Любопытно, что именно в это время Горькому посчастливилось встретить главную любовь своей жизни. Конечно, того места, какое занимала в его биографии Андреева, Мария Игнатьевна Закревская-Будберг занять не успела – им суждено было прожить вместе всего десять лет да потом изредка встречаться во время ее наездов в СССР, – но «Жизнь Клима Самгина», главное свое сочинение, Горький посвятил именно ей, да и на рабочем своем столе держал слепок именно ее руки – «идеально изящной и далеко не всегда чистой», как писал другой ее великий любовник, Герберт Уэллс. Баронессу Бенкендорф-Будберг сам Горький прозвал «железной женщиной», и не без оснований. Она была младше его на 23 года, родилась за год до того, как он впервые напечатался, а пережила его на 38 лет, скончавшись в Англии в 1974 году. Жизнь ее вместила очень многое – Мария Закревская незадолго до Первой мировой войны приезжала в Лондон к брату Платону Закревскому, служившему там в русской миссии, и перезнакомилась с множеством британских литераторов, дипломатов и светских персонажей. Она встретилась с писателем Гербертом Уэллсом и русским аристократом Иваном Бенкендорфом – кстати, начальником ее брата; Бенкендорф в нее немедленно влюбился, она вышла за него замуж, а Уэллсу суждено было стать ее третьим мужем. Вот как он описывал ее внешность в 1920 году, когда посетил Россию и возобновил давнее знакомство:
«В моем убеждении, что Мура неимоверно обаятельна, нет и намека на самообман. Однако трудно определить, какие свойства составляют ее особенность. Она, безусловно, неопрятна, лоб ее изборожден тревожными морщинами, нос сломан. Она очень быстро ест, заглатывая огромные куски, пьет много водки, и у нее грубоватый, глухой голос, вероятно оттого, что она заядлая курильщица. Обычно в руках у нее видавшая виды сумка, которая редко застегнута как положено. Однако всякий раз, как я видел ее рядом с другими женщинами, она определенно оказывалась и привлекательнее, и интереснее остальных. Мне думается, людей прежде всего очаровывает вальяжность, изящная посадка головы и спокойная уверенность осанки. Ее волосы особенно красивы над высоким лбом и широкой нерукотворной волной спускаются на затылок. Карие глаза смотрят твердо и спокойно, татарские скулы придают лицу выражение дружественной безмятежности, и сама небрежность ее платья подчеркивает силу, дородность и статность фигуры. Любое декольте обнаруживает свежую и чистую кожу.
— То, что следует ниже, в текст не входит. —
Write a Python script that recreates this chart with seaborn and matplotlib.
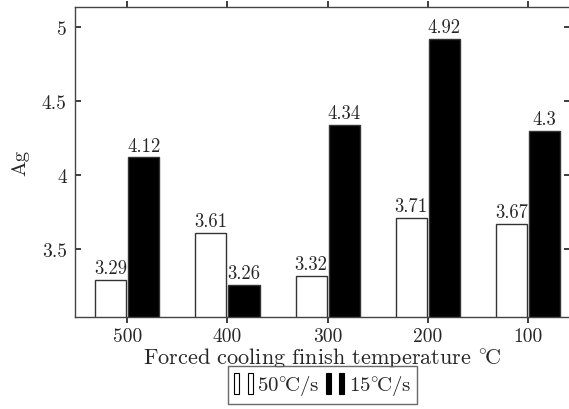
import numpy as np
import pandas as pd
import seaborn as sns
import matplotlib.pyplot as plt
from matplotlib.patches import Rectangle
from matplotlib.legend_handler import HandlerTuple

# data
temps = ["500", "400", "300", "200", "100"]
fast_rate = [3.29, 3.61, 3.32, 3.71, 3.67]   # 50°C/s
slow_rate = [4.12, 3.26, 4.34, 4.92, 4.30]   # 15°C/s
series_names = [r"50$^{\circ}\!$C/s", r"15$^{\circ}\!$C/s"]
y_ticks = [3.5, 4, 4.5, 5]
y_tick_labels = ["3.5", "4", "4.5", "5"]

df = pd.DataFrame({
    "temp": temps * 2,
    "Ag": fast_rate + slow_rate,
    "rate": [series_names[0]] * 5 + [series_names[1]] * 5,
})

sns.set_theme(style="white")
plt.rcParams["font.family"] = ["cmr10", "DejaVu Serif"]
plt.rcParams["mathtext.fontset"] = "cm"
plt.rcParams["axes.formatter.use_mathtext"] = True

fig = plt.figure(figsize=(5.69, 4.10), dpi=100)
ax = fig.add_axes([0.132, 0.224, 0.87, 0.756])

sns.barplot(data=df, x="temp", y="Ag", hue="rate", order=temps,
            hue_order=series_names, palette=["white", "black"],
            width=0.66, gap=0.06, edgecolor="#333333", linewidth=1.0,
            legend=False, ax=ax)

for cont in ax.containers:
    ax.bar_label(cont, labels=[f"{v:g}" for v in cont.datavalues],
                 padding=2, fontsize=13.5)

ax.set_xlim(-0.52, 4.42)
ax.set_ylim(3.04, 5.135)
ax.set_yticks(y_ticks)
ax.set_yticklabels(y_tick_labels)
ax.tick_params(axis="y", direction="in", length=4, labelsize=14, left=True, right=True, pad=6)
ax.tick_params(axis="x", direction="out", length=4, labelsize=14, bottom=True, top=True, pad=3)
for s in ax.spines.values():
    s.set_color("#444444")
    s.set_linewidth(1.0)

ax.set_xlabel(r"Forced cooling finish temperature $^{\circ}\!$C", fontsize=16, labelpad=0)
ax.set_ylabel("Ag", fontsize=15, labelpad=9)

h1 = (Rectangle((0, 0), 1, 1, fc="white", ec="black", lw=0.8),
      Rectangle((0, 0), 1, 1, fc="white", ec="black", lw=0.8))
h2 = (Rectangle((0, 0), 1, 1, fc="black", ec="black", lw=0.8),
      Rectangle((0, 0), 1, 1, fc="black", ec="black", lw=0.8))
leg = fig.legend([h1, h2], series_names, ncol=2, loc="lower center",
                 bbox_to_anchor=(0.567, -0.012), frameon=True, fancybox=False,
                 edgecolor="#444444", fontsize=15, handlelength=0.9,
                 handleheight=1.2, handletextpad=0.2, columnspacing=0.3,
                 borderpad=0.3,
                 handler_map={tuple: HandlerTuple(ndivide=None, pad=0.4)})
leg.get_frame().set_linewidth(1.0)

fig.savefig("out.png", dpi=100)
В каких бы обстоятельствах Мура ни оказывалась, она никогда не теряла самообладания».
Насчет самообладания все верно: она была иронична, невероятно жизнеустойчива и восстанавливала силы весьма быстро, иногда с помощью той же водки. Эта женщина с двумя немецкими фамилиями (в первом браке Бенкендорф, во втором Будберг) была классической, идеальной русской, хоть Нина Берберова и замечает в своей книге о ней («Железная женщина»), что мужское чувство ответственности и мужчинам-то здесь редко свойственно, а ей оно было присуще весьма. В 1912 году она вышла замуж за Бенкендорфа, в 1913 году родила сына Павла, в 1915 – дочь Таню, обоих детей выкормила сама, живя все это время в эстляндских поместьях мужа. В семнадцатом, оставив под Ревелем мужа и детей, она поехала в Петроград – разузнать, каковы перспективы устроиться там: в двух шагах от Ревеля стояли немцы, а оказаться под немцами ей не хотелось. Почти сразу после ее отъезда мужики подожгли усадьбу Бенкендорфов и убили ее мужа – дети чудом бежали с гувернанткой Мисси и укрылись у соседей. Петроградскую квартиру Бенкендорфов уплотнили, впоследствии туда въехал Комбед – комитет бедноты, – и Марии пришлось съехать. Жила она в это время у старого повара своего отца, а за поддержкой и пропитанием ходила в английское посольство – там ее многие помнили, там были друзья, там началась ее любовная связь с Брюсом Локкартом, присланным в Россию в качестве британского агента, чтобы препятствовать сепаратному миру с Германией. Брестский мир, однако, был заключен – воспрепятствовать выходу России из войны не смогли ни Локкарт, ни сам Сомерсет Моэм. Зато Локкарту повезло в другом: с Мурой, по его воспоминаниям, в его жизнь вошло что-то огромное, большее, чем он мог понять и объяснить. Когда его выслали из России – из Москвы, в которую он переехал вместе с консульством, – Мура (так он прозвал Марию) продолжала получать от него почти ежедневные письма. И, как полагают некоторые, – инструкции.